* _RECORDS SUPPLIED_:
━━━━━━

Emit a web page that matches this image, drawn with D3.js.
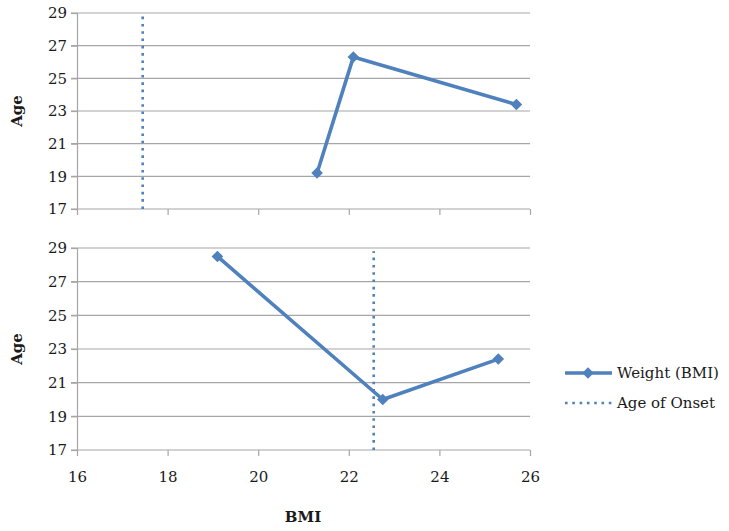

━━━━━━

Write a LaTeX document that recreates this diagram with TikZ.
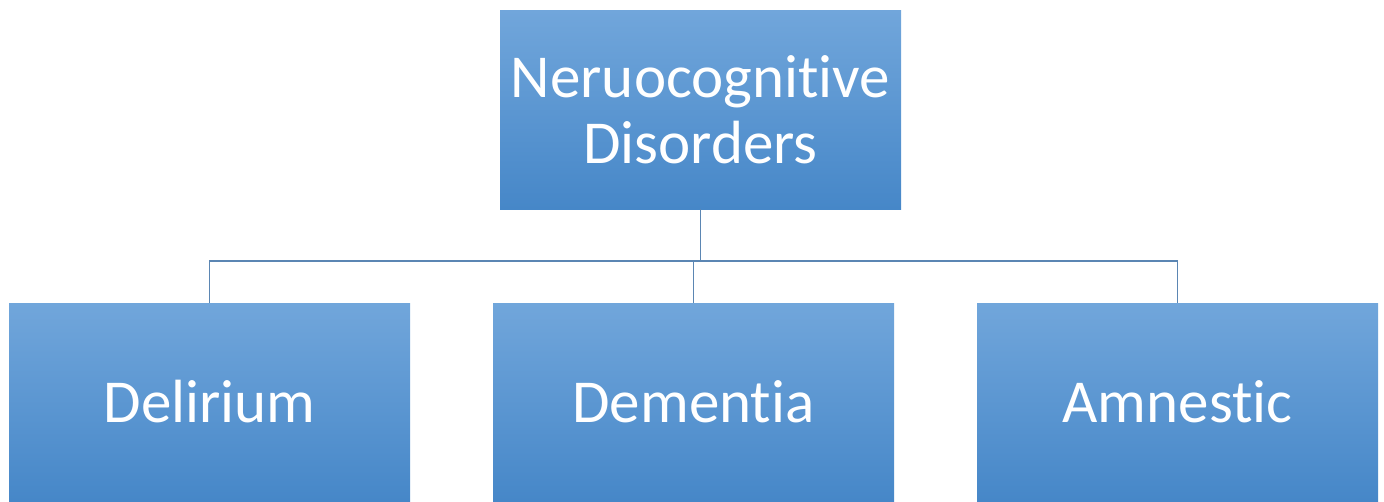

━━━━━━

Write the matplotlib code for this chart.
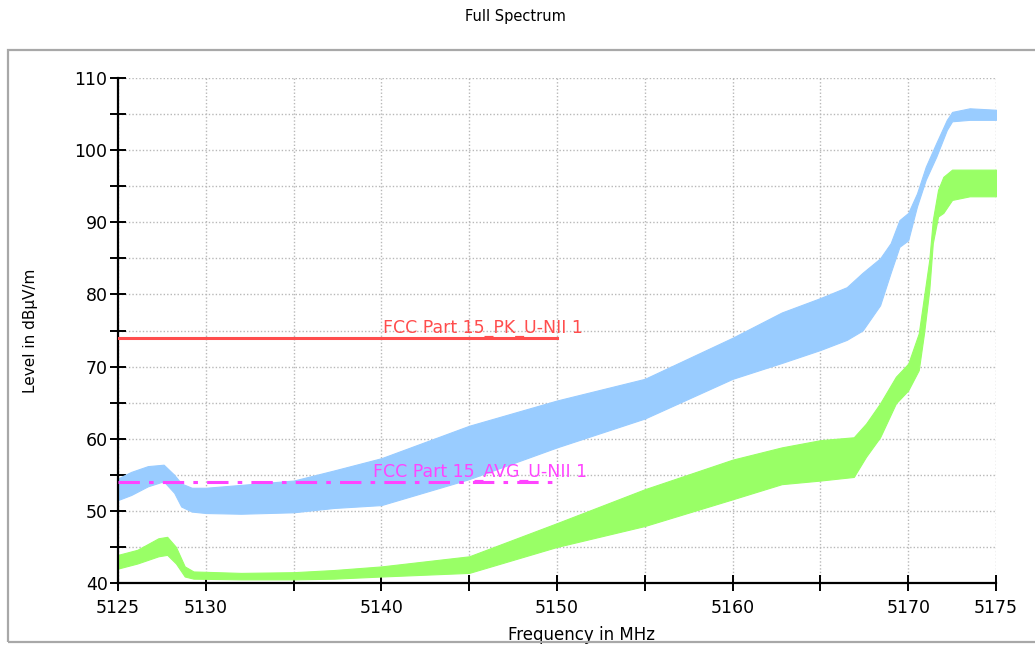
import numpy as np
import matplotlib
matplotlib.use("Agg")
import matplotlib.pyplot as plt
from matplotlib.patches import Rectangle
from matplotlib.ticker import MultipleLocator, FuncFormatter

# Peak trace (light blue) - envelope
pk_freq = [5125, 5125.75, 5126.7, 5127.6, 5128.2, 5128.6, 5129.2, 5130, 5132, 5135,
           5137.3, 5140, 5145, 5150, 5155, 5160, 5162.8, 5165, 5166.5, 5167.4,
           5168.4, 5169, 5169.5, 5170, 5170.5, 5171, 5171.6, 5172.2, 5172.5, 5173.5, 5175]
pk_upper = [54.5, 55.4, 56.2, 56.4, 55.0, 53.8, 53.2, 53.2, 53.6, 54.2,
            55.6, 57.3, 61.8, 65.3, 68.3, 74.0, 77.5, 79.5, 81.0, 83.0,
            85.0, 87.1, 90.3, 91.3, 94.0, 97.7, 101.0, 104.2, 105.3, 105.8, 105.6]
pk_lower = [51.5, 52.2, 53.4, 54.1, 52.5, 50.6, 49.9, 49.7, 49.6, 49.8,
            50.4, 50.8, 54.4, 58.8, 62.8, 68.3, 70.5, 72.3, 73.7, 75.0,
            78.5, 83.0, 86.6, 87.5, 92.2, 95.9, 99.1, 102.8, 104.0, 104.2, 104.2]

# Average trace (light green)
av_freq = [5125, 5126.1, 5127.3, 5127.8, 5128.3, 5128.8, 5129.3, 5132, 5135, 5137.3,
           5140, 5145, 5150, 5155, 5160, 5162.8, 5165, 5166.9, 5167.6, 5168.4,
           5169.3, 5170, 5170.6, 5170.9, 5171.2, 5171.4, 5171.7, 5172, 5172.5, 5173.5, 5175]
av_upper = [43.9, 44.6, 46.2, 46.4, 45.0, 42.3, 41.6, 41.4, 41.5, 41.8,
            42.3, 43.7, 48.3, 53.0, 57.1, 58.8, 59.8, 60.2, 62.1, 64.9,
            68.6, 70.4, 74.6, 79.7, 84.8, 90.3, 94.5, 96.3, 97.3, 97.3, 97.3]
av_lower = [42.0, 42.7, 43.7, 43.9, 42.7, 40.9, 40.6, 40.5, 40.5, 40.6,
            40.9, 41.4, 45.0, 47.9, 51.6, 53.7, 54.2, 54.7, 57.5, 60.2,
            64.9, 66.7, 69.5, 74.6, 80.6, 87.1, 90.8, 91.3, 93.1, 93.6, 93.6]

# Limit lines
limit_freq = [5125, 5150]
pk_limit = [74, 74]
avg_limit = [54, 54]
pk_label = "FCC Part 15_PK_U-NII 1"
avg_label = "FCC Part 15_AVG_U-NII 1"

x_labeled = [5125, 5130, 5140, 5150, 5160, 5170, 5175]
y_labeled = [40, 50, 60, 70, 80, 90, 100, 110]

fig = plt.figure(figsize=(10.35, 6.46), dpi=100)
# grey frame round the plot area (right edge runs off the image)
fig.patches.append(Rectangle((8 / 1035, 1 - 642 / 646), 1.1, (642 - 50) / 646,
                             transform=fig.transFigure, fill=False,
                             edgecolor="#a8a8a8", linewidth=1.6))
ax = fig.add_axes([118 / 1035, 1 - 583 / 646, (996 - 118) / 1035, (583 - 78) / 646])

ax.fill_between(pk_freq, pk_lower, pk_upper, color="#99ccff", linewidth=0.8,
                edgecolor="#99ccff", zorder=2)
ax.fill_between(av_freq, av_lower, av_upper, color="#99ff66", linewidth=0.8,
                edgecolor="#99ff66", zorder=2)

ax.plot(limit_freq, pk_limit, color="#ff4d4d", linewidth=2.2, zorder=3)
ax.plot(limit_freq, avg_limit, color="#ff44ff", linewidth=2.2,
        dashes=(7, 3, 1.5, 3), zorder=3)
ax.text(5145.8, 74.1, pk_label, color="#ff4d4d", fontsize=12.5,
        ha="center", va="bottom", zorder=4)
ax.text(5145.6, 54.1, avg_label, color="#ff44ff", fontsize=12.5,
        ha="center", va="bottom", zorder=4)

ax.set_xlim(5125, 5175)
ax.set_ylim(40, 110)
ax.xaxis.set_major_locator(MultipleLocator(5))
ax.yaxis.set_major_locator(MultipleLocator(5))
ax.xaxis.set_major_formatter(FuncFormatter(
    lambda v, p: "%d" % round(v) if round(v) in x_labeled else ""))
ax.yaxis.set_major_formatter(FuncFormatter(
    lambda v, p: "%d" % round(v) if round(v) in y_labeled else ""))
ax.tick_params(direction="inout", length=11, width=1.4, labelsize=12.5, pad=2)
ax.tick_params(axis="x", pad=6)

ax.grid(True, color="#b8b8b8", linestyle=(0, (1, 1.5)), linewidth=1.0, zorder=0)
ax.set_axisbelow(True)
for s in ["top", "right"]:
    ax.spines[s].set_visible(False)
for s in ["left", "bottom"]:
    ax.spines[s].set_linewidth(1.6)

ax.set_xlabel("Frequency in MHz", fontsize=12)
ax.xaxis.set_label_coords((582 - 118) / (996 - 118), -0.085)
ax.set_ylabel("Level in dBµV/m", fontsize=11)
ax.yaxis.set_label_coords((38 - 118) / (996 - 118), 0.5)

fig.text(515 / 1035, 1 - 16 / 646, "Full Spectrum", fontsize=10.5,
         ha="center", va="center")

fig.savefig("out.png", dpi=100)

━━━━━━

In the lines above, locate the string "image". Copy every line where it occurs.

* _TASK ANSWER_:
Emit a web page that matches this image, drawn with D3.js.
# grey frame round the plot area (right edge runs off the image)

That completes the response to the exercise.